Der Frauenanteil liegt bei 70 Prozent
Röther steckt sie alle in die gleichen weißen Bademäntel – zu 70 Prozent übrigens Frauen, „die achten einfach mehr auf ihre Gesundheit“. Als gelernter Kneipp-Bademeister erfreut er sich dann morgens in der Früh an ihrem Juchzen und Kreischen, wenn er mit dem kalten Wasser kommt.
Röther ist sehr stolz darauf, dass bereits seine Eltern im Jahr 1955 mit ihrem Gesundheitskonzept nach dem Wasserdoktor Sebastian Kneipp den Grundstein dafür legten, dass Überlingen als Kneippheilbad anerkannt wurde – und bis heute das einzige in Baden-Württemberg ist.

Ob das die jüngere Generation noch beeindruckt, die mit Wellness eher das warme Wasser der Bodensee-Therme verbindet als kalte Aufgüsse? Der zwar nachgesagt wird, auf die Work-Life-Balance und ihre Gesundheit großen Wert zu legen – die aber ihren Jahresurlaub gern im Ausland verbringt statt in einem deutschen Kurort? Die regelmäßig betont, wie wichtig das Abschalten sei – darunter aber nicht WLAN-freie Tage versteht, wie sie in manchen Kureinrichtungen zum Konzept gehören?
Arne Mellert vom Verband Heilbäder und Kurorte Baden-Württemberg glaubt nicht nur fest an eine Zukunft der Kur. Er hält sie sogar für unabdingbar dafür, dass Deutschland auch künftig genügend Arbeitskräfte hat. Seine These: Die Menschen werden in Zukunft länger arbeiten müssen. Schon heute halten aber viele nicht bis zum Ruhestand durch. Wie soll das also funktionieren, wenn man den Menschen nicht zwischendurch auch mal Pausen gönnt?
Für solche Pausen seien Kuren genau das Richtige: Die Menschen kämen in ein anderes Umfeld und seien gezwungen, sich Zeit für sich zu nehmen. Dazu braucht es seiner Meinung nach auch nicht zwingend die Krankenkassen als Kostenträger. „Jeder Arbeitgeber kann schon heute bis zu 550 Euro jährlich steuerfrei in die Gesundheitsvorsorge seiner Mitarbeiter stecken.“
Gäste sind heute gestresster als früher
Mellert beobachtet auch, dass es zunehmend Arbeitgeber gebe, die die Wichtigkeit solcher Angebote erkannt hätten. „Manche Unternehmen zahlen ihren Mitarbeitern Wellness-Wochenenden. Firmen wie Daimler oder SAP bieten Kooperationen mit Heilbädern an.“ Die Mettnau-Klinik in Radolfzell etwa ist für solche Angebote bekannt.

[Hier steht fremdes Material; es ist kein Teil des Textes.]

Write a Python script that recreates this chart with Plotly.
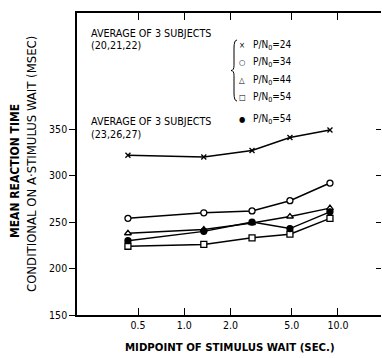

Und Michael Röther? Ihm fällt auf, dass viele Gäste gestresster und angespannter anreisen als vor der Corona-Pandemie, manche mit einer Grundaggressivität und rauem Tonfall. Dass der Krieg in der Ukraine und die Energiekrise sie bis in den Schlaf hinein belasten, vermehrt Angstzustände auftreten. „Viele haben eine Auszeit bitter nötig und wollen Kraft sammeln für einen Alltag, der anstrengender geworden ist“, sagt er. Sein Haus ist für die gerade gestartete Saison gut gebucht.